EXERCISE INSTRUCTIONS:
Scan the data below for the string "this". Show every line where it turns up.

___

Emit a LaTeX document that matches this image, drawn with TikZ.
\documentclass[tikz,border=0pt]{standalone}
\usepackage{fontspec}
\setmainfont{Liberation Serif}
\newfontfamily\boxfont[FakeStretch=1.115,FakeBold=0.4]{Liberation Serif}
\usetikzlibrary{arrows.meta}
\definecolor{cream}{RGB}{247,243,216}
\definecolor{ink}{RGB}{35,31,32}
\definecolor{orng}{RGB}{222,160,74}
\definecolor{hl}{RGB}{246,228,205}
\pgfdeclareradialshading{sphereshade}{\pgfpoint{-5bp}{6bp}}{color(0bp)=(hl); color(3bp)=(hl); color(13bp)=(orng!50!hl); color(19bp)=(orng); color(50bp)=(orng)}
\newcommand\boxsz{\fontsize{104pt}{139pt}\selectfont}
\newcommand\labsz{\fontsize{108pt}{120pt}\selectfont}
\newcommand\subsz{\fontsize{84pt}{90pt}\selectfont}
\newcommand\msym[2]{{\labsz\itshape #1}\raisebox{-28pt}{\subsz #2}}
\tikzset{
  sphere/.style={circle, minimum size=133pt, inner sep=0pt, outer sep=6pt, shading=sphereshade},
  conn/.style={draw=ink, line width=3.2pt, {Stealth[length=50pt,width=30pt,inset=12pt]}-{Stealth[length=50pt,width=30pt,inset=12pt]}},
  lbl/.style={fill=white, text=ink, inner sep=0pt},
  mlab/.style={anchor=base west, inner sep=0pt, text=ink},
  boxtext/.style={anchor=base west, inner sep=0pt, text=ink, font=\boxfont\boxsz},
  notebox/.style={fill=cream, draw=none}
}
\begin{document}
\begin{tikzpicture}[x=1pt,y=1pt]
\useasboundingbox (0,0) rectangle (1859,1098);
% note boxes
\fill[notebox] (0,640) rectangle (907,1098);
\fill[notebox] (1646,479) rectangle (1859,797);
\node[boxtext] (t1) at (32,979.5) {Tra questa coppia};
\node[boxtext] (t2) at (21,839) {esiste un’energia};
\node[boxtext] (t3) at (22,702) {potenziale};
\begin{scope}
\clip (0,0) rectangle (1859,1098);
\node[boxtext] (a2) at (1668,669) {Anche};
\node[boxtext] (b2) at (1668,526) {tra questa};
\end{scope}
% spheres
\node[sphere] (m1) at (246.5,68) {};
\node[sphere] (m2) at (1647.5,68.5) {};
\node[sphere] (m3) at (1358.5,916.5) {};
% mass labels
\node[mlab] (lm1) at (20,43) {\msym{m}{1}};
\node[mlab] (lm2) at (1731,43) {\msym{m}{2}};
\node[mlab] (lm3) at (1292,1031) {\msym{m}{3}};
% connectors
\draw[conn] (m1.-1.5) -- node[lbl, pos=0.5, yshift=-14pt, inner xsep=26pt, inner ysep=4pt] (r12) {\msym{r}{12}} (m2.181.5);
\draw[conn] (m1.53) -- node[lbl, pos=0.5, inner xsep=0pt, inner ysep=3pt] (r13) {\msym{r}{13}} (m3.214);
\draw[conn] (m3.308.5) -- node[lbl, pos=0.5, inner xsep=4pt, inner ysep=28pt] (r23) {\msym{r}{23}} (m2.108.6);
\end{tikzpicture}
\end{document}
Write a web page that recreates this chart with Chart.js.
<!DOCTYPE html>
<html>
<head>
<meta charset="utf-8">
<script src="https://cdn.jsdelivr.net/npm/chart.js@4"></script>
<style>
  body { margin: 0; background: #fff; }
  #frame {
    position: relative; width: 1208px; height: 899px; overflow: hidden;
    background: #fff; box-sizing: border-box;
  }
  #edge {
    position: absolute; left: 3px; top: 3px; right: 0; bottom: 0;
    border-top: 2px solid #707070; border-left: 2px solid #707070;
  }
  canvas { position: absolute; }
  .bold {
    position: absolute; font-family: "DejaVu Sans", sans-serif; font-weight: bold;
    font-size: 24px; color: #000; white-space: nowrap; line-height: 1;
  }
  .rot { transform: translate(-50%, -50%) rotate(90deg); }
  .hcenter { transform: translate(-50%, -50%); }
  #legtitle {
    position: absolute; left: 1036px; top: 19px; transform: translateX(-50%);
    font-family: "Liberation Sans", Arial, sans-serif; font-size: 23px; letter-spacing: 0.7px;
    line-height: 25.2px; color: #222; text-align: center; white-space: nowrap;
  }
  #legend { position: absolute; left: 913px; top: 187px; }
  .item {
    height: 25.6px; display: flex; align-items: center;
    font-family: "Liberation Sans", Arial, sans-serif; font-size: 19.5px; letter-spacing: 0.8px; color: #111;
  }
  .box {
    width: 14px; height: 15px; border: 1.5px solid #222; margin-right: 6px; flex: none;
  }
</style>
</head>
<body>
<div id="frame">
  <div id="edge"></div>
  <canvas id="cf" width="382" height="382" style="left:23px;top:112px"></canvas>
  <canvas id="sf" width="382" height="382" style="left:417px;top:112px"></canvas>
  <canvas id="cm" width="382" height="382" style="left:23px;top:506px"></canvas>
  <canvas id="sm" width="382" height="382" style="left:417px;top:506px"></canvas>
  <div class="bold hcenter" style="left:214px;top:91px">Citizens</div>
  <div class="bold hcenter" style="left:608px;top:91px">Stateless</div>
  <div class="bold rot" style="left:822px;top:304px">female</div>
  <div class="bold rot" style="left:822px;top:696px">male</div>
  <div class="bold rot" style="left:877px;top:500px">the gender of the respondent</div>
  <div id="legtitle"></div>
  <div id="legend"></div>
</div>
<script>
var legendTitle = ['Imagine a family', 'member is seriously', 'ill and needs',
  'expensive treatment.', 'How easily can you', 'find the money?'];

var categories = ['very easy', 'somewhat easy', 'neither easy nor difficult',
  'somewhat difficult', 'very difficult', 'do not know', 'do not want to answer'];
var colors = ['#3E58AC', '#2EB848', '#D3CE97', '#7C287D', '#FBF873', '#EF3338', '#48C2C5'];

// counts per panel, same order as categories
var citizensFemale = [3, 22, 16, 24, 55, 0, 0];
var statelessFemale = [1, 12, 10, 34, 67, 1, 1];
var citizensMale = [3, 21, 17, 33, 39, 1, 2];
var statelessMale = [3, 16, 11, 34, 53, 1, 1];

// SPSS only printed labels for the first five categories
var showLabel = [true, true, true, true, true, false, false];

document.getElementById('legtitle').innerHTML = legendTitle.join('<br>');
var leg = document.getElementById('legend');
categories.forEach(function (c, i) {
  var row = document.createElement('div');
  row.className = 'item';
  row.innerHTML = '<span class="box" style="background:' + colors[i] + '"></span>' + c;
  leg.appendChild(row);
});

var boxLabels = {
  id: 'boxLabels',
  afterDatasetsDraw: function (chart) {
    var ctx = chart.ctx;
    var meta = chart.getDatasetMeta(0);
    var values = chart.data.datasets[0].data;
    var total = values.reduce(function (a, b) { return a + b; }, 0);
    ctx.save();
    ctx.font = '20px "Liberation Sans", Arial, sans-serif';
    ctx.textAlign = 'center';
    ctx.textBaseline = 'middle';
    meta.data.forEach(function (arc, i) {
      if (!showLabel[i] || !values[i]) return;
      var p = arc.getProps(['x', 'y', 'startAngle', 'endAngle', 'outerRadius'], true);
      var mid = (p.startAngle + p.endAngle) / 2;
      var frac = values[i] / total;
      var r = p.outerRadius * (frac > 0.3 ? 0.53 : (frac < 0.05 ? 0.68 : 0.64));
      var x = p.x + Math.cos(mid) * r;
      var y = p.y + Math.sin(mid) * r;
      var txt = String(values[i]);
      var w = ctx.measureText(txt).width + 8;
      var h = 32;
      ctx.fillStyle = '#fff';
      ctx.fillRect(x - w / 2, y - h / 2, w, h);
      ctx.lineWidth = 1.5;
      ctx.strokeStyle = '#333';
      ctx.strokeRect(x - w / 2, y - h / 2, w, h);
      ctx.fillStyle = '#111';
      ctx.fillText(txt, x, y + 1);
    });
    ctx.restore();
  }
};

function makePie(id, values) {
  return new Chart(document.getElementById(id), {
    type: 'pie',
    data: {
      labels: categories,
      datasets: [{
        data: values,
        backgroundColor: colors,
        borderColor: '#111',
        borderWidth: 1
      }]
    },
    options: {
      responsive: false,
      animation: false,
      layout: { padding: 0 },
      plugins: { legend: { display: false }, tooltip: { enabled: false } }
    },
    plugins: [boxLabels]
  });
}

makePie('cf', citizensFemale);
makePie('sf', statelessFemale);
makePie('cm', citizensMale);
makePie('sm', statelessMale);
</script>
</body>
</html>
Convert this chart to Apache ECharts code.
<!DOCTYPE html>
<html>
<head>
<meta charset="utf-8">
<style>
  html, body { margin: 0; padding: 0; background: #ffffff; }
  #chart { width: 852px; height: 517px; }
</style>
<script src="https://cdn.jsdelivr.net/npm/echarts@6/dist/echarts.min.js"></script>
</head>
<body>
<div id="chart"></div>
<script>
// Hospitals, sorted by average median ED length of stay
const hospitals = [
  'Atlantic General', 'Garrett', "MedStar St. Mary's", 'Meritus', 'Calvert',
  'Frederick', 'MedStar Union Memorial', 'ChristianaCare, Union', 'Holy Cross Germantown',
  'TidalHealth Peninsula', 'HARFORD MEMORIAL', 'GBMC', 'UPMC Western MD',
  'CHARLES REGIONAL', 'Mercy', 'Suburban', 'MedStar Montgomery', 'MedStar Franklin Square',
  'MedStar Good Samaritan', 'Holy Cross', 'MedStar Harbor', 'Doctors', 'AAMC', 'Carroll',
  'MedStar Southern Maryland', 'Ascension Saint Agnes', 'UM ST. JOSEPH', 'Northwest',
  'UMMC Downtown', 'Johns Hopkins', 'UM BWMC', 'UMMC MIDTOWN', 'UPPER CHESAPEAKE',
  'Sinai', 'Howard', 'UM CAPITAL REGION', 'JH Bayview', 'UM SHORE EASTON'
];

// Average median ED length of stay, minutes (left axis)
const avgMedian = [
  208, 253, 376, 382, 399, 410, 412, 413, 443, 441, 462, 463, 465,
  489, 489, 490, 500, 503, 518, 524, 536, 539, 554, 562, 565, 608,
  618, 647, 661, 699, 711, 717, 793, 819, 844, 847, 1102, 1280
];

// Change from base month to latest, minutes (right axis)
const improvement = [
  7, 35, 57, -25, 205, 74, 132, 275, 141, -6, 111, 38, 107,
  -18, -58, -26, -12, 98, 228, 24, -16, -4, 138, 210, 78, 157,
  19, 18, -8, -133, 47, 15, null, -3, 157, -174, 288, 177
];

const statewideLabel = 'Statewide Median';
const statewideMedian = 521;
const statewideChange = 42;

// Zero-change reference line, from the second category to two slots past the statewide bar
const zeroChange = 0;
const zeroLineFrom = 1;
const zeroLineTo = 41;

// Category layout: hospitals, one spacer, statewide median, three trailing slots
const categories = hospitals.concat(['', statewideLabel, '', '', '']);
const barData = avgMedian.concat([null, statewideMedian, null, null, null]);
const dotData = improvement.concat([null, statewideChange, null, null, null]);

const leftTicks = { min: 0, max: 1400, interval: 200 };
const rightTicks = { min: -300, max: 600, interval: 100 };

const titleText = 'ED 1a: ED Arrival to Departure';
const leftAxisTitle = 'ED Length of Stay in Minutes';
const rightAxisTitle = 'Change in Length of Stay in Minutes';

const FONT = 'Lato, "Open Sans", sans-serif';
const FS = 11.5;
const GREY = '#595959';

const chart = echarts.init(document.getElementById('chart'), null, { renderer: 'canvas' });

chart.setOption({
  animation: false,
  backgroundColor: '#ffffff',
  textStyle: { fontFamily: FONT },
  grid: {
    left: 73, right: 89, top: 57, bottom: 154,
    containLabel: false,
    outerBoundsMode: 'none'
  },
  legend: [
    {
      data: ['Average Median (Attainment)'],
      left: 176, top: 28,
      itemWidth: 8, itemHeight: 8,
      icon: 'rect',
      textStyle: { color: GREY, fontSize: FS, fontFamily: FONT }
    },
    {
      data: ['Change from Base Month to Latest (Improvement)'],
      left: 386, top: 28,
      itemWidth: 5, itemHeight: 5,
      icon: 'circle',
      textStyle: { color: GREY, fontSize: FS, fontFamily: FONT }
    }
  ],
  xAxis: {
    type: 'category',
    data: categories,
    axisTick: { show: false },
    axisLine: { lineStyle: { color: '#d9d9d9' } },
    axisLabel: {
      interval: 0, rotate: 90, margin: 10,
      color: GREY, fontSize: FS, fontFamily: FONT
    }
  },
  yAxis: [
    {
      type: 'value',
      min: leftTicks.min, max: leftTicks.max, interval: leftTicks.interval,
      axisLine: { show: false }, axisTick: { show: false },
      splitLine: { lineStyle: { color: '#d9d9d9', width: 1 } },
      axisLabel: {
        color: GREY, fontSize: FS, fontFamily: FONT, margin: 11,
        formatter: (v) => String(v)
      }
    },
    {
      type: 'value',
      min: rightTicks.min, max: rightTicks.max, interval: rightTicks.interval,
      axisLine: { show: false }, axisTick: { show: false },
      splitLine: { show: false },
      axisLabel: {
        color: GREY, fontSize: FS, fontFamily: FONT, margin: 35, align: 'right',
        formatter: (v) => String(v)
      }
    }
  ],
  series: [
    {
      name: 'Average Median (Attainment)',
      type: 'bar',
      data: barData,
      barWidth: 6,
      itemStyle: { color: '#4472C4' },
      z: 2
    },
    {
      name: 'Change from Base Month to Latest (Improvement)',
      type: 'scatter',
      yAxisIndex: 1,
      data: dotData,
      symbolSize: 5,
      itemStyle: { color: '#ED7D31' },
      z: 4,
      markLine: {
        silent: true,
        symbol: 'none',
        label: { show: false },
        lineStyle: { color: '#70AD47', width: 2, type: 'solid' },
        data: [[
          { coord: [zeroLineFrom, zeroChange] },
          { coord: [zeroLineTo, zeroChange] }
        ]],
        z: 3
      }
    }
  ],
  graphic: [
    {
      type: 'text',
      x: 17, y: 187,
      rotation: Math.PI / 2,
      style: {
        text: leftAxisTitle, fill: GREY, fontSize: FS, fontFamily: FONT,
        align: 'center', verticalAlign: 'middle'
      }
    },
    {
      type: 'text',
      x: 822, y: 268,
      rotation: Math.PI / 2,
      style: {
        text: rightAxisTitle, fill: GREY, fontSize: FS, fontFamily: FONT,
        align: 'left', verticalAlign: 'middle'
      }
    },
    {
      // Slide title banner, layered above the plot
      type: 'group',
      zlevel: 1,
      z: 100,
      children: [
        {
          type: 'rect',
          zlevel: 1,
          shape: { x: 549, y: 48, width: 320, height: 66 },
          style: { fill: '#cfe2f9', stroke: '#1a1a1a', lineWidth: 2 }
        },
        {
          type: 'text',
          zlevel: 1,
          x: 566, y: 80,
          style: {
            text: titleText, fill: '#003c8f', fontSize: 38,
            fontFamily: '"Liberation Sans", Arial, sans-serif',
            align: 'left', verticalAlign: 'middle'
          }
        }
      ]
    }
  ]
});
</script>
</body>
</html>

___

CORRECT RESULT:
Emit a LaTeX document that matches this image, drawn with TikZ.
Write a web page that recreates this chart with Chart.js.
Convert this chart to Apache ECharts code.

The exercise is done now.